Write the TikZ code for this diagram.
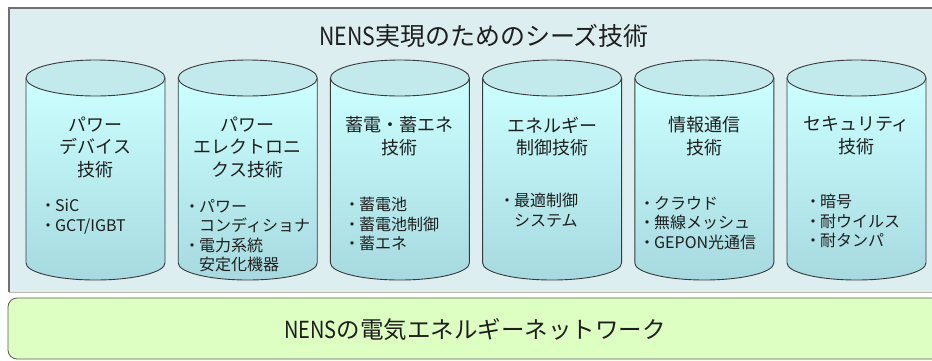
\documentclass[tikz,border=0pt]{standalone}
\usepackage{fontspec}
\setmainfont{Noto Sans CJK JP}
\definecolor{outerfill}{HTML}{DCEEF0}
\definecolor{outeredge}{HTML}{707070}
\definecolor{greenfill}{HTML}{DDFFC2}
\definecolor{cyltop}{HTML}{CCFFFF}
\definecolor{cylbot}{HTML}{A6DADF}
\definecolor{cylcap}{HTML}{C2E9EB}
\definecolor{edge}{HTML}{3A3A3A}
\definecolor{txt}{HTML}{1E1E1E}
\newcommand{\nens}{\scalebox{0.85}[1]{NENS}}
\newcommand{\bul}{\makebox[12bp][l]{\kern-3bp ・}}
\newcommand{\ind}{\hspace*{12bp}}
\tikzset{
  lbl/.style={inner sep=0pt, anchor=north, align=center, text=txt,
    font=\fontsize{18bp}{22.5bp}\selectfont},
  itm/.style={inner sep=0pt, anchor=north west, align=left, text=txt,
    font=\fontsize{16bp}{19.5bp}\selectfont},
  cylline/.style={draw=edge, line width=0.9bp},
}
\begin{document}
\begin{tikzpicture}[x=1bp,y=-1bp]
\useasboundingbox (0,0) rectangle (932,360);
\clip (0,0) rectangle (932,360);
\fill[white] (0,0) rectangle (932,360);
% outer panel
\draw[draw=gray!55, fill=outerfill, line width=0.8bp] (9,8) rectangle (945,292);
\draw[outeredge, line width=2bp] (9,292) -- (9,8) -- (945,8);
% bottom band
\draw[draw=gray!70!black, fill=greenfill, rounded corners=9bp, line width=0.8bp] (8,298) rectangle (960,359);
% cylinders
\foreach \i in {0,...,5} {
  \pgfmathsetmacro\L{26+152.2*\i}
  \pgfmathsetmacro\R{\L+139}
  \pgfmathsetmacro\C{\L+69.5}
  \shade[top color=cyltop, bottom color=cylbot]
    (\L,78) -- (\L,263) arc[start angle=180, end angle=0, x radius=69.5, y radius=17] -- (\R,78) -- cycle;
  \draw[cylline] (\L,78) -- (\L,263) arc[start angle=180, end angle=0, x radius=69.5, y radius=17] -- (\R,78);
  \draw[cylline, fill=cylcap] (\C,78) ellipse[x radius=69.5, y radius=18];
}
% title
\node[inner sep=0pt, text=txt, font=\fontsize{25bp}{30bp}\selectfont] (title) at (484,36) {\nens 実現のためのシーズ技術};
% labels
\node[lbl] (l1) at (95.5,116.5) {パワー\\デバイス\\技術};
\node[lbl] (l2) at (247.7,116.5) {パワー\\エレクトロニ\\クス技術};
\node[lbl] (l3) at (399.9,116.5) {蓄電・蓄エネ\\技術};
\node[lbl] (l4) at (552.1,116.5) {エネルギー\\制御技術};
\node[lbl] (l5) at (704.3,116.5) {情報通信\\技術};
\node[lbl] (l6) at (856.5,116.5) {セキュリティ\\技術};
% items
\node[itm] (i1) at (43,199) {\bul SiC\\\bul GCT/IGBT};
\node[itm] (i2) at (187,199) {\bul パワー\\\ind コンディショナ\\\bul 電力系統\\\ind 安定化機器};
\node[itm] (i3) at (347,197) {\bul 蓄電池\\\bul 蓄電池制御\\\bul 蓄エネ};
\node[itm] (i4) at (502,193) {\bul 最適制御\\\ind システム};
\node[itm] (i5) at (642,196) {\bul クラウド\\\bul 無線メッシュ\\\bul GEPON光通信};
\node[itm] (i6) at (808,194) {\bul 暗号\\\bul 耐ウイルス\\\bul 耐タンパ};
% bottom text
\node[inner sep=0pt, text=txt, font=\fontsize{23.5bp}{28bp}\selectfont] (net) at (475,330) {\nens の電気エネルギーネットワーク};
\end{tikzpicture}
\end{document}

------

● **EXERCISE PROMPT**
Are you able to set down all the lines above exactly, without any pictures?

● **TASK RESPONSE**
Write the TikZ code for this diagram.
\documentclass[tikz,border=0pt]{standalone}
\usepackage{fontspec}
\setmainfont{Noto Sans CJK JP}
\definecolor{outerfill}{HTML}{DCEEF0}
\definecolor{outeredge}{HTML}{707070}
\definecolor{greenfill}{HTML}{DDFFC2}
\definecolor{cyltop}{HTML}{CCFFFF}
\definecolor{cylbot}{HTML}{A6DADF}
\definecolor{cylcap}{HTML}{C2E9EB}
\definecolor{edge}{HTML}{3A3A3A}
\definecolor{txt}{HTML}{1E1E1E}
\newcommand{\nens}{\scalebox{0.85}[1]{NENS}}
\newcommand{\bul}{\makebox[12bp][l]{\kern-3bp ・}}
\newcommand{\ind}{\hspace*{12bp}}
\tikzset{
  lbl/.style={inner sep=0pt, anchor=north, align=center, text=txt,
    font=\fontsize{18bp}{22.5bp}\selectfont},
  itm/.style={inner sep=0pt, anchor=north west, align=left, text=txt,
    font=\fontsize{16bp}{19.5bp}\selectfont},
  cylline/.style={draw=edge, line width=0.9bp},
}
\begin{document}
\begin{tikzpicture}[x=1bp,y=-1bp]
\useasboundingbox (0,0) rectangle (932,360);
\clip (0,0) rectangle (932,360);
\fill[white] (0,0) rectangle (932,360);
% outer panel
\draw[draw=gray!55, fill=outerfill, line width=0.8bp] (9,8) rectangle (945,292);
\draw[outeredge, line width=2bp] (9,292) -- (9,8) -- (945,8);
% bottom band
\draw[draw=gray!70!black, fill=greenfill, rounded corners=9bp, line width=0.8bp] (8,298) rectangle (960,359);
% cylinders
\foreach \i in {0,...,5} {
  \pgfmathsetmacro\L{26+152.2*\i}
  \pgfmathsetmacro\R{\L+139}
  \pgfmathsetmacro\C{\L+69.5}
  \shade[top color=cyltop, bottom color=cylbot]
    (\L,78) -- (\L,263) arc[start angle=180, end angle=0, x radius=69.5, y radius=17] -- (\R,78) -- cycle;
  \draw[cylline] (\L,78) -- (\L,263) arc[start angle=180, end angle=0, x radius=69.5, y radius=17] -- (\R,78);
  \draw[cylline, fill=cylcap] (\C,78) ellipse[x radius=69.5, y radius=18];
}
% title
\node[inner sep=0pt, text=txt, font=\fontsize{25bp}{30bp}\selectfont] (title) at (484,36) {\nens 実現のためのシーズ技術};
% labels
\node[lbl] (l1) at (95.5,116.5) {パワー\\デバイス\\技術};
\node[lbl] (l2) at (247.7,116.5) {パワー\\エレクトロニ\\クス技術};
\node[lbl] (l3) at (399.9,116.5) {蓄電・蓄エネ\\技術};
\node[lbl] (l4) at (552.1,116.5) {エネルギー\\制御技術};
\node[lbl] (l5) at (704.3,116.5) {情報通信\\技術};
\node[lbl] (l6) at (856.5,116.5) {セキュリティ\\技術};
% items
\node[itm] (i1) at (43,199) {\bul SiC\\\bul GCT/IGBT};
\node[itm] (i2) at (187,199) {\bul パワー\\\ind コンディショナ\\\bul 電力系統\\\ind 安定化機器};
\node[itm] (i3) at (347,197) {\bul 蓄電池\\\bul 蓄電池制御\\\bul 蓄エネ};
\node[itm] (i4) at (502,193) {\bul 最適制御\\\ind システム};
\node[itm] (i5) at (642,196) {\bul クラウド\\\bul 無線メッシュ\\\bul GEPON光通信};
\node[itm] (i6) at (808,194) {\bul 暗号\\\bul 耐ウイルス\\\bul 耐タンパ};
% bottom text
\node[inner sep=0pt, text=txt, font=\fontsize{23.5bp}{28bp}\selectfont] (net) at (475,330) {\nens の電気エネルギーネットワーク};
\end{tikzpicture}
\end{document}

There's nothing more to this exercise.